Restate the data below word for word. Skip any images it contains.

•••••

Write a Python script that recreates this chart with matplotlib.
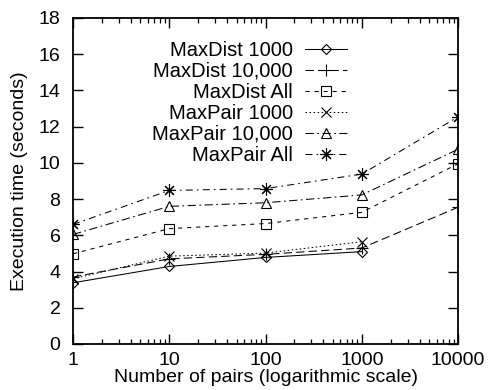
import matplotlib
matplotlib.use("Agg")
import matplotlib.pyplot as plt
from matplotlib.ticker import LogLocator, NullFormatter, FixedLocator

plt.rcParams['font.family'] = ['Liberation Sans', 'DejaVu Sans']
plt.rcParams['lines.scale_dashes'] = False

pairs = [1, 10, 100, 1000, 10000]
series_names = ["MaxDist 1000", "MaxDist 10,000", "MaxDist All",
                "MaxPair 1000", "MaxPair 10,000", "MaxPair All"]
maxdist_1000 = [3.38, 4.28, 4.78, 5.1]
maxdist_10000 = [3.7, 4.7, 4.95, 5.3, 7.55]
maxdist_all = [4.98, 6.37, 6.65, 7.27, 9.95]
maxpair_1000 = [3.6, 4.85, 5.02, 5.65]
maxpair_10000 = [6.05, 7.6, 7.8, 8.23, 10.75]
maxpair_all = [6.6, 8.48, 8.58, 9.38, 12.54]
yticks = [0, 2, 4, 6, 8, 10, 12, 14, 16, 18]
xtick_labels = ["1", "10", "100", "1000", "10000"]

values = [maxdist_1000, maxdist_10000, maxdist_all,
          maxpair_1000, maxpair_10000, maxpair_all]
markers = ['D', '+', 's', 'x', '^', (8, 2, 0)]
msizes = [5, 8, 6.5, 7, 7, 9]
styles = ['-', (0, (6, 3)), (0, (3, 3.5)), (0, (1.1, 1.8)),
          (0, (6, 2.5, 1.2, 2.5)), (0, (5, 3, 1.2, 3))]

FS = 14
fig = plt.figure(figsize=(4.88, 3.9), dpi=100)
ax = fig.add_axes([73/488, 1-344/390, (458-73)/488, (344-18)/390])

for name, vals, m, ms, ls in zip(series_names, values, markers, msizes, styles):
    ax.plot(pairs[:len(vals)], vals, color='black', linewidth=0.75,
            linestyle=ls, marker=m, markersize=ms, markerfacecolor='none',
            markeredgecolor='black', markeredgewidth=0.8, label=name)

ax.set_xscale('log')
ax.set_xlim(1, 10000)
ax.set_ylim(0, 18)
ax.xaxis.set_major_locator(FixedLocator(pairs))
ax.set_xticklabels(xtick_labels)
ax.xaxis.set_minor_locator(LogLocator(base=10, subs=range(2, 10)))
ax.xaxis.set_minor_formatter(NullFormatter())
ax.set_yticks(yticks)

for s in ax.spines.values():
    s.set_linewidth(1.3)
ax.tick_params(axis='both', which='major', direction='in', length=7, width=1.0,
               top=True, right=True, labelsize=FS)
ax.tick_params(axis='x', which='major', pad=6)
ax.tick_params(axis='x', which='minor', direction='in', length=3.5, width=0.9,
               top=True, bottom=True)
ax.tick_params(axis='y', which='major', pad=9)

ax.set_xlabel("Number of pairs (logarithmic scale)", fontsize=FS, labelpad=0)
ax.set_ylabel("Execution time (seconds)", fontsize=FS, labelpad=8)

leg = ax.legend(loc='upper right', bbox_to_anchor=(0.712, 0.93),
                markerfirst=False, frameon=False, fontsize=14.5,
                handlelength=2.1, handletextpad=0.6, labelspacing=0.1,
                borderaxespad=0, borderpad=0)

fig.savefig("out.png", dpi=100)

•••••

Worked answer
Write a Python script that recreates this chart with matplotlib.
import matplotlib
matplotlib.use("Agg")
import matplotlib.pyplot as plt
from matplotlib.ticker import LogLocator, NullFormatter, FixedLocator

plt.rcParams['font.family'] = ['Liberation Sans', 'DejaVu Sans']
plt.rcParams['lines.scale_dashes'] = False

pairs = [1, 10, 100, 1000, 10000]
series_names = ["MaxDist 1000", "MaxDist 10,000", "MaxDist All",
                "MaxPair 1000", "MaxPair 10,000", "MaxPair All"]
maxdist_1000 = [3.38, 4.28, 4.78, 5.1]
maxdist_10000 = [3.7, 4.7, 4.95, 5.3, 7.55]
maxdist_all = [4.98, 6.37, 6.65, 7.27, 9.95]
maxpair_1000 = [3.6, 4.85, 5.02, 5.65]
maxpair_10000 = [6.05, 7.6, 7.8, 8.23, 10.75]
maxpair_all = [6.6, 8.48, 8.58, 9.38, 12.54]
yticks = [0, 2, 4, 6, 8, 10, 12, 14, 16, 18]
xtick_labels = ["1", "10", "100", "1000", "10000"]

values = [maxdist_1000, maxdist_10000, maxdist_all,
          maxpair_1000, maxpair_10000, maxpair_all]
markers = ['D', '+', 's', 'x', '^', (8, 2, 0)]
msizes = [5, 8, 6.5, 7, 7, 9]
styles = ['-', (0, (6, 3)), (0, (3, 3.5)), (0, (1.1, 1.8)),
          (0, (6, 2.5, 1.2, 2.5)), (0, (5, 3, 1.2, 3))]

FS = 14
fig = plt.figure(figsize=(4.88, 3.9), dpi=100)
ax = fig.add_axes([73/488, 1-344/390, (458-73)/488, (344-18)/390])

for name, vals, m, ms, ls in zip(series_names, values, markers, msizes, styles):
    ax.plot(pairs[:len(vals)], vals, color='black', linewidth=0.75,
            linestyle=ls, marker=m, markersize=ms, markerfacecolor='none',
            markeredgecolor='black', markeredgewidth=0.8, label=name)

ax.set_xscale('log')
ax.set_xlim(1, 10000)
ax.set_ylim(0, 18)
ax.xaxis.set_major_locator(FixedLocator(pairs))
ax.set_xticklabels(xtick_labels)
ax.xaxis.set_minor_locator(LogLocator(base=10, subs=range(2, 10)))
ax.xaxis.set_minor_formatter(NullFormatter())
ax.set_yticks(yticks)

for s in ax.spines.values():
    s.set_linewidth(1.3)
ax.tick_params(axis='both', which='major', direction='in', length=7, width=1.0,
               top=True, right=True, labelsize=FS)
ax.tick_params(axis='x', which='major', pad=6)
ax.tick_params(axis='x', which='minor', direction='in', length=3.5, width=0.9,
               top=True, bottom=True)
ax.tick_params(axis='y', which='major', pad=9)

ax.set_xlabel("Number of pairs (logarithmic scale)", fontsize=FS, labelpad=0)
ax.set_ylabel("Execution time (seconds)", fontsize=FS, labelpad=8)

leg = ax.legend(loc='upper right', bbox_to_anchor=(0.712, 0.93),
                markerfirst=False, frameon=False, fontsize=14.5,
                handlelength=2.1, handletextpad=0.6, labelspacing=0.1,
                borderaxespad=0, borderpad=0)

fig.savefig("out.png", dpi=100)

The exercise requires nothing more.